In January 1945 the Birkenau Boys were evacuated. The first group to leave the camp included 20/30 boys (only two survived: Gerhard Durlacher e Toman Brod). Of the others 40 survived, which brings the total to 42.

Book : The Search by Gerhard Durlacher

Gerhard Durlacher. De zoektocht <Dutch> (Amsterdam : Meulenhoff, 1991).

English ed. The Search: The Birkenau Boys, trans. Susan Massotty (London ; New York : Serpent's Tail, 1998).

Also translated into German (Die Suche : Bericht über den Tod und das Uberleben, Hamburg: Europäische Verlagsanstalt, 1995).

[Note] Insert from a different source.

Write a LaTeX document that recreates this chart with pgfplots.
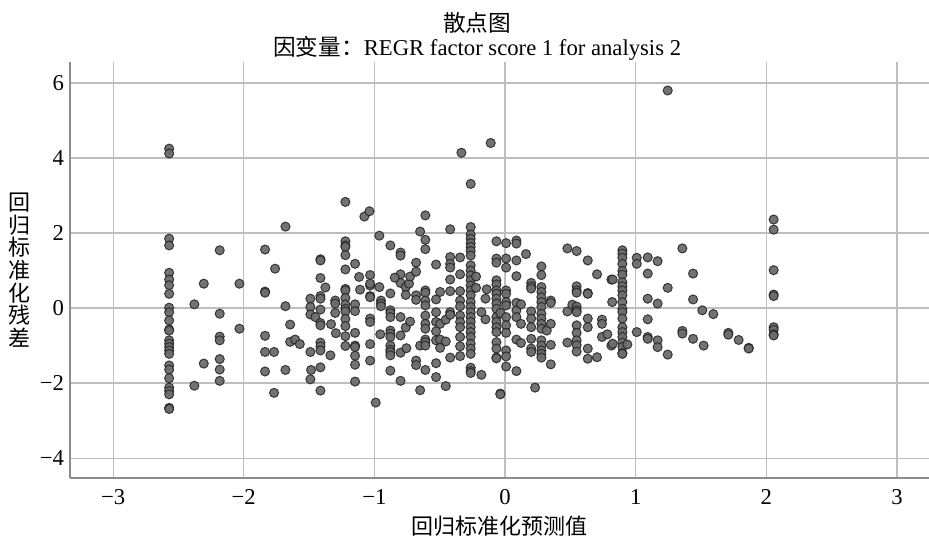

"Gerhard Durlacher was stunned to discover that he was not the only survivor who was assigned to Auschwitz-Birkenau in 1944. The Search follows his quest to find his fellow survivors and ends with a reunion of the Birkenau boys in Israel in 1990 ... A child survivor of the Holocaust, Durlacher long believed that he was the only person still alive from a group of 89 boys assigned to the Birkenau extermination camp in 1944. After he learned that he was wrong, he set himself the task of confronting his past by locating some of the others. As in many other Holocaust memoirs, the prose here is spare, and the lack of detail can be a little confusing. For example, the reader is thrown into the author's search without a description of the process that led him to take his journey. But some psychological truisms emerge in this gray travelogue that, while not fresh, are worth ruminating over. What the author, a professor of sociology at the University of Amsterdam who died in 1996, finds is that even though the survivors shared a common experience, how they have coped with their wartime suffering differs. Some, in particular those who have moved to Israel, meet regularly with other survivors; others keep their harrowing past buried deep in their psyches. Equally diverse are survivors' personal outlooks--despite what they have gone through, some of the "Birkenau Boys" still call themselves optimists, while others possess the bitterness one would expect. Not surprisingly, Durlacher, who wrote two previous books on the Holocaust, enjoyed the company of the former much more than the latter."--Publisher description.

Gerhard Durlacher (1928-1996) was a Holocaust child survivor and writer.